As a comparison for what it could have been if it was allowed to develop, today the Hong Kong Jockey Club is one of the largest taxpayers in Hong Kong as well as one of the largest private charity donors.

Bandaranaike’s Sinhala/Buddhist fundamentalism shut it all down in Sri Lanka. He told us while puffing on his English pipe with foreign tobacco, that it was not in keeping with our culture and traditions.

But it was and has always been a fraud, no different to imposing a Sinhala education on the citizens while their children were educated in English abroad. Now they are all scrambling to learn Singlish and its taken 30 years for the masses to realize it was all a fraud. Then it was mawbasa, but now its mawbima and another 30 years may be needed for realization to dawn.

Gambling is supposed to be illegal in Sri Lanka, because its bad for us, says the Taliban. But in almost every large town in Sri Lanka you will find a "Turf Accountant" where you could bet on foreign horse races. They often have huge satellite dishes mounted on their buildings. It’s a big operation, owned by a "respectable" Kandyan Buddhist family.

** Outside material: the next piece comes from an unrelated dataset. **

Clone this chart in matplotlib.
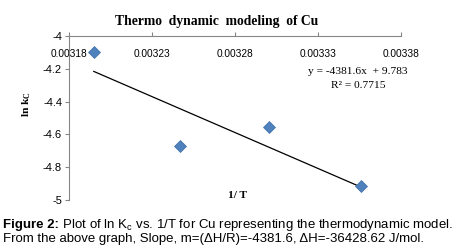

It’s illegal, but the police don’t see it, the politicians don’t see it, the press doesn’t see it and the Taliban are ignorant as usual.

Considering that despite being illegal, it has all been around for decades and everyone keeps mum, the present uproar could only be rooted in ignorance. Are they worried that the masses might pour out of the present greasy "turf accountants" and commandeer buses and head towards Monte Carlo in Hambantota, where roses bloom and the sun always shines?